TASK OBJECTIVE:
Repeat the material verbatim. Images are excluded from the copy.

▬▬▬

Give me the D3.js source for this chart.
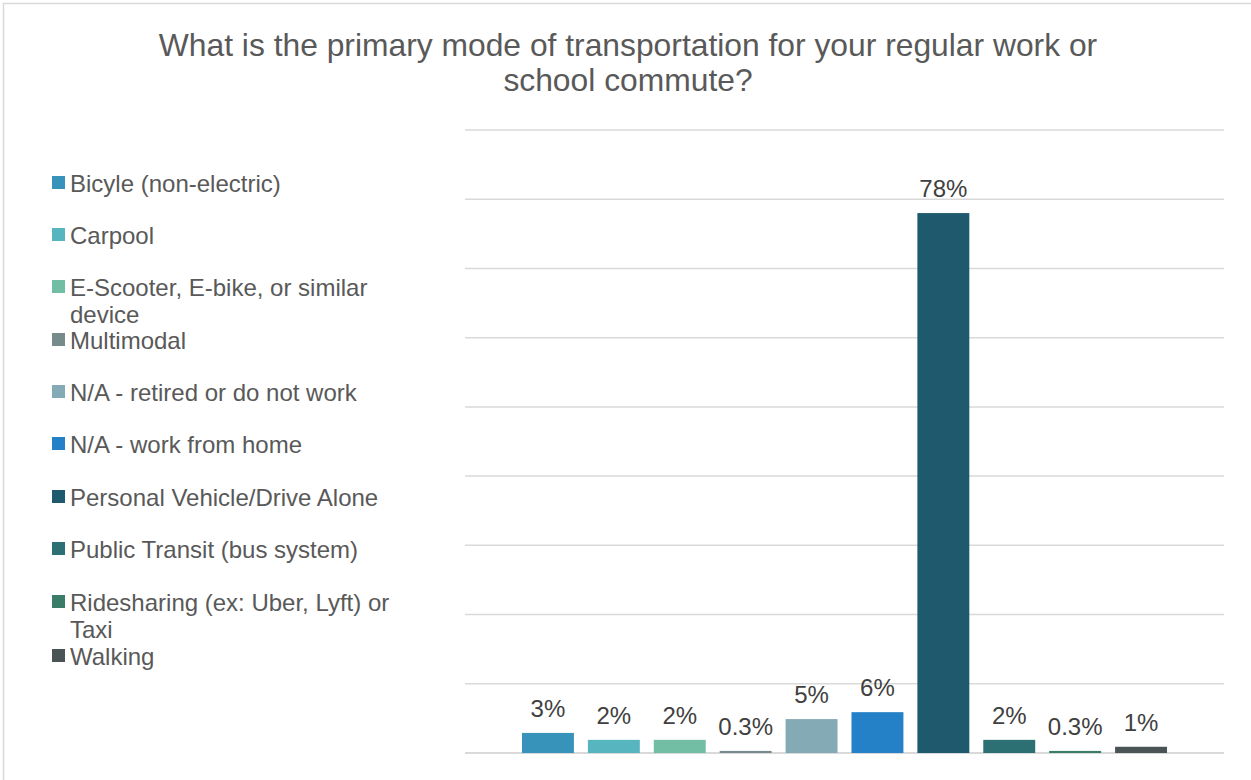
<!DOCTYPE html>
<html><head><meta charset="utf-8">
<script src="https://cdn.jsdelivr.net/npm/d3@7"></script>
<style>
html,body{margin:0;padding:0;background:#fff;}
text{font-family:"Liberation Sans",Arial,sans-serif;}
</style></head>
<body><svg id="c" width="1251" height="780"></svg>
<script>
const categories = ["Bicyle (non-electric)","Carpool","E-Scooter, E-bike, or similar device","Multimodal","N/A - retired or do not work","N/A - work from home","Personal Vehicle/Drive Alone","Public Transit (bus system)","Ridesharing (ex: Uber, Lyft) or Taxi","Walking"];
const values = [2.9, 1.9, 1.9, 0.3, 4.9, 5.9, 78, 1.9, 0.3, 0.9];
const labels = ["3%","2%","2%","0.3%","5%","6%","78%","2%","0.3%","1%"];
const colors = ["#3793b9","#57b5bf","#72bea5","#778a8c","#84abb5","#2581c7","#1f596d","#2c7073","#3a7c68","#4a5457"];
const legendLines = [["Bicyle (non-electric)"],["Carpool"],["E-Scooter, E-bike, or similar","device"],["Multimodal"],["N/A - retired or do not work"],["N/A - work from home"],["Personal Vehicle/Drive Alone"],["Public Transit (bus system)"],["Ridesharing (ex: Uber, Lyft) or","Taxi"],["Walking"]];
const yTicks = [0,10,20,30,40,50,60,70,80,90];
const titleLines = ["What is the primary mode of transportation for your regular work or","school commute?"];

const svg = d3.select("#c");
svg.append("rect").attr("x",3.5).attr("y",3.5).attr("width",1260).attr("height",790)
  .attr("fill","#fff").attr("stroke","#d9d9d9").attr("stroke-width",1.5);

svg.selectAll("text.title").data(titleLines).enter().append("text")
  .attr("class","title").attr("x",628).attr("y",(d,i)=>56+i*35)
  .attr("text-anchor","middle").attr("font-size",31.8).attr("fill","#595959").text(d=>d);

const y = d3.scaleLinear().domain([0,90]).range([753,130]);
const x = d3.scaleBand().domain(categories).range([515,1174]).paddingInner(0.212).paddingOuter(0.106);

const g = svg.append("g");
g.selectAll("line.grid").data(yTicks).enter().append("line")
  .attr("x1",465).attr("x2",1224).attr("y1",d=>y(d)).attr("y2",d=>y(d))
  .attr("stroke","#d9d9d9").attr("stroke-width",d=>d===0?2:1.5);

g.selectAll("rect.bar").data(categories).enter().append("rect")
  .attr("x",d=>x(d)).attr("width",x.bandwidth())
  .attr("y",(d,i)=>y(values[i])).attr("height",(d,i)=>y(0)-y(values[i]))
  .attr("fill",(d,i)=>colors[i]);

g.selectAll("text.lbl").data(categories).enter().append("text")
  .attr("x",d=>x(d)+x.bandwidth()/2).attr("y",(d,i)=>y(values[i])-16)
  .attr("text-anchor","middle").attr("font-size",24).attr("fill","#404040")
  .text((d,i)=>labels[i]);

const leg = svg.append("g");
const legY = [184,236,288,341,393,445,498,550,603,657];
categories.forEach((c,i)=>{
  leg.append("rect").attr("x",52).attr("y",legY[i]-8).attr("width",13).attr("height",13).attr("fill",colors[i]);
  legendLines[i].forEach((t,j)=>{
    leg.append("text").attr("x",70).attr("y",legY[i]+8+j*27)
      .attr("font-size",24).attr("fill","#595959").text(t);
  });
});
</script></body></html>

▬▬▬

RIGHT ANSWER:
Give me the D3.js source for this chart.
<!DOCTYPE html>
<html><head><meta charset="utf-8">
<script src="https://cdn.jsdelivr.net/npm/d3@7"></script>
<style>
html,body{margin:0;padding:0;background:#fff;}
text{font-family:"Liberation Sans",Arial,sans-serif;}
</style></head>
<body><svg id="c" width="1251" height="780"></svg>
<script>
const categories = ["Bicyle (non-electric)","Carpool","E-Scooter, E-bike, or similar device","Multimodal","N/A - retired or do not work","N/A - work from home","Personal Vehicle/Drive Alone","Public Transit (bus system)","Ridesharing (ex: Uber, Lyft) or Taxi","Walking"];
const values = [2.9, 1.9, 1.9, 0.3, 4.9, 5.9, 78, 1.9, 0.3, 0.9];
const labels = ["3%","2%","2%","0.3%","5%","6%","78%","2%","0.3%","1%"];
const colors = ["#3793b9","#57b5bf","#72bea5","#778a8c","#84abb5","#2581c7","#1f596d","#2c7073","#3a7c68","#4a5457"];
const legendLines = [["Bicyle (non-electric)"],["Carpool"],["E-Scooter, E-bike, or similar","device"],["Multimodal"],["N/A - retired or do not work"],["N/A - work from home"],["Personal Vehicle/Drive Alone"],["Public Transit (bus system)"],["Ridesharing (ex: Uber, Lyft) or","Taxi"],["Walking"]];
const yTicks = [0,10,20,30,40,50,60,70,80,90];
const titleLines = ["What is the primary mode of transportation for your regular work or","school commute?"];

const svg = d3.select("#c");
svg.append("rect").attr("x",3.5).attr("y",3.5).attr("width",1260).attr("height",790)
  .attr("fill","#fff").attr("stroke","#d9d9d9").attr("stroke-width",1.5);

svg.selectAll("text.title").data(titleLines).enter().append("text")
  .attr("class","title").attr("x",628).attr("y",(d,i)=>56+i*35)
  .attr("text-anchor","middle").attr("font-size",31.8).attr("fill","#595959").text(d=>d);

const y = d3.scaleLinear().domain([0,90]).range([753,130]);
const x = d3.scaleBand().domain(categories).range([515,1174]).paddingInner(0.212).paddingOuter(0.106);

const g = svg.append("g");
g.selectAll("line.grid").data(yTicks).enter().append("line")
  .attr("x1",465).attr("x2",1224).attr("y1",d=>y(d)).attr("y2",d=>y(d))
  .attr("stroke","#d9d9d9").attr("stroke-width",d=>d===0?2:1.5);

g.selectAll("rect.bar").data(categories).enter().append("rect")
  .attr("x",d=>x(d)).attr("width",x.bandwidth())
  .attr("y",(d,i)=>y(values[i])).attr("height",(d,i)=>y(0)-y(values[i]))
  .attr("fill",(d,i)=>colors[i]);

g.selectAll("text.lbl").data(categories).enter().append("text")
  .attr("x",d=>x(d)+x.bandwidth()/2).attr("y",(d,i)=>y(values[i])-16)
  .attr("text-anchor","middle").attr("font-size",24).attr("fill","#404040")
  .text((d,i)=>labels[i]);

const leg = svg.append("g");
const legY = [184,236,288,341,393,445,498,550,603,657];
categories.forEach((c,i)=>{
  leg.append("rect").attr("x",52).attr("y",legY[i]-8).attr("width",13).attr("height",13).attr("fill",colors[i]);
  legendLines[i].forEach((t,j)=>{
    leg.append("text").attr("x",70).attr("y",legY[i]+8+j*27)
      .attr("font-size",24).attr("fill","#595959").text(t);
  });
});
</script></body></html>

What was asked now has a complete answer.